English-based creole languages

Nigerian Pidgin or NPE, also known simply as Pidgin or as Naijá in scholarship, is an English-based creole language spoken as a lingua franca or vehicular language across Nigeria. The language is sometimes referred to as Pijin or Vernacular, and it has over time become the speech form with the widest geographical coverage and largest amount of speakers in Nigeria besides English. It is the largest of the various varieties/registers of West African/Guinea coast creoles.
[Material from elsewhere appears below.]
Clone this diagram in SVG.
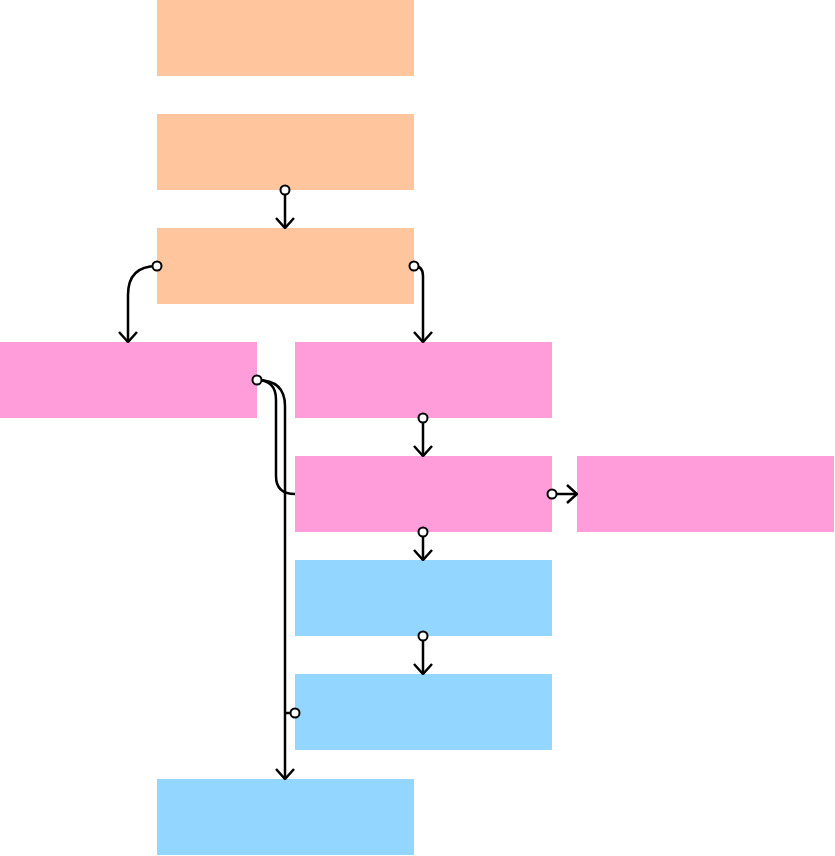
<svg xmlns="http://www.w3.org/2000/svg" width="835" height="856" viewBox="0 0 835 856">
<defs>
<style>
.o{fill:#FFC69D}.p{fill:#FF9DDA}.b{fill:#93D6FF}
.e{fill:none;stroke:#000;stroke-width:2.5}
.dot{fill:#fff;stroke:#000;stroke-width:2}
</style>
<marker id="ah" viewBox="0 0 12 20" refX="11" refY="10" markerWidth="12" markerHeight="20" markerUnits="userSpaceOnUse" orient="auto">
<path d="M1,1 L11,10 L1,19" fill="none" stroke="#000" stroke-width="2.5"/>
</marker>
</defs>
<rect width="835" height="856" fill="#fff"/>
<g id="n1"><rect class="o" x="157" y="0" width="257" height="76"/></g>
<g id="n2"><rect class="o" x="157" y="114" width="257" height="76"/></g>
<g id="n3"><rect class="o" x="157" y="228" width="257" height="76"/></g>
<g id="n4"><rect class="p" x="0" y="342" width="257" height="76"/></g>
<g id="n5"><rect class="p" x="295" y="342" width="257" height="76"/></g>
<g id="n6"><rect class="p" x="295" y="456" width="257" height="76"/></g>
<g id="n7"><rect class="p" x="577" y="456" width="257" height="76"/></g>
<g id="n8"><rect class="b" x="295" y="560" width="257" height="76"/></g>
<g id="n9"><rect class="b" x="295" y="674" width="257" height="76"/></g>
<g id="n10"><rect class="b" x="157" y="779" width="257" height="76"/></g>
<g id="edges">
<path class="e" d="M285,190 V228" marker-end="url(#ah)"/>
<path class="e" d="M157,266 Q128,266 128,295 V342" marker-end="url(#ah)"/>
<path class="e" d="M414,266 Q423,266 423,276 V342" marker-end="url(#ah)"/>
<path class="e" d="M257,380 Q285,380 285,406 V779" marker-end="url(#ah)"/>
<path class="e" d="M257,380 Q276,380 276,400 V476 Q276,494 295,494"/>
<path class="e" d="M295,713 H285"/>
<path class="e" d="M423,418 V456" marker-end="url(#ah)"/>
<path class="e" d="M552,494 H577" marker-end="url(#ah)"/>
<path class="e" d="M423,532 V560" marker-end="url(#ah)"/>
<path class="e" d="M423,636 V674" marker-end="url(#ah)"/>
<circle class="dot" cx="285" cy="190" r="4.5"/>
<circle class="dot" cx="157" cy="266" r="4.5"/>
<circle class="dot" cx="414" cy="266" r="4.5"/>
<circle class="dot" cx="257" cy="380" r="4.5"/>
<circle class="dot" cx="295" cy="713" r="4.5"/>
<circle class="dot" cx="423" cy="418" r="4.5"/>
<circle class="dot" cx="552" cy="494" r="4.5"/>
<circle class="dot" cx="423" cy="532" r="4.5"/>
<circle class="dot" cx="423" cy="636" r="4.5"/>
</g>
</svg>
Coming into existence during the 17th and 18th centuries as a result of contact between Britons and Africans involved in the Atlantic slave trade, in the 2010s, a common orthography was developed for Pidgin which has been gaining significant popularity in giving the language a harmonized writing system.

It can be spoken as a pidgin, a creole, a dialect, or a decreolised acrolect by different speakers, who may switch between these forms depending on the social setting. Variations of what this article refers to as "Nigerian Pidgin" are also spoken across West and Central Africa, in countries such as Benin, Ghana, and Cameroon.

== Status ==
Nigerian Pidgin is commonly used throughout the country and across ethnic groups, but it does not have official status.

In 2011, Google launched a search interface in Pidgin. In 2017, the BBC started BBC News Pidgin to provide services in Pidgin.

== Varieties ==
Nigerian Pidgin varies by location which also determines the influencing substrate language affecting the superstrate English structure resulting in varied flavours. Dialects of Nigerian Pidgin include; The Sapele–Warri–Ughelli dialect spoken in the western Niger Delta area, which is also sometimes grouped together with the Benin City dialect that has influences from the Bini language due to their geographical closeness and common features; The Port Harcourt dialect that has a mix of influences and elements from the mixed ethnicities indigenous to Rivers State and the eastern Niger Delta; The Lagos or Western dialect which is highly influenced by Yoruba lexical borrowings/linguistic elements and calque translations; and the Onitsha or Eastern variety that draws some influences from Igbo.

According to Obiechina (1984), Nigerian Pidgin English can be subdivided into five dialectal areas or variants;
- South West Pidgin – (Lagos, Ibadan, Etc.)
- South Central Pidgin – (Abraka, Warri, Sapele, Agbor, Etc.)
- Cross River Pidgin – (Calabar, Uyo, Ikot Ekpene, Obolo, Etc.)
- Eastern Pidgin – (Port Harcourt, Kalabari, Onitsha, Owerri, Aba, Etc.)
- Northern Pidgin – (Kaduna, Kano, Maiduguri, Jos Etc.)

Omamor (1992) however identifies only 4 varieties, viz: Lagos Pidgin, Port Harcourt Pidgin, Warri-Sapele-Benin Pidgin, and Northern Nigeria Pidgin.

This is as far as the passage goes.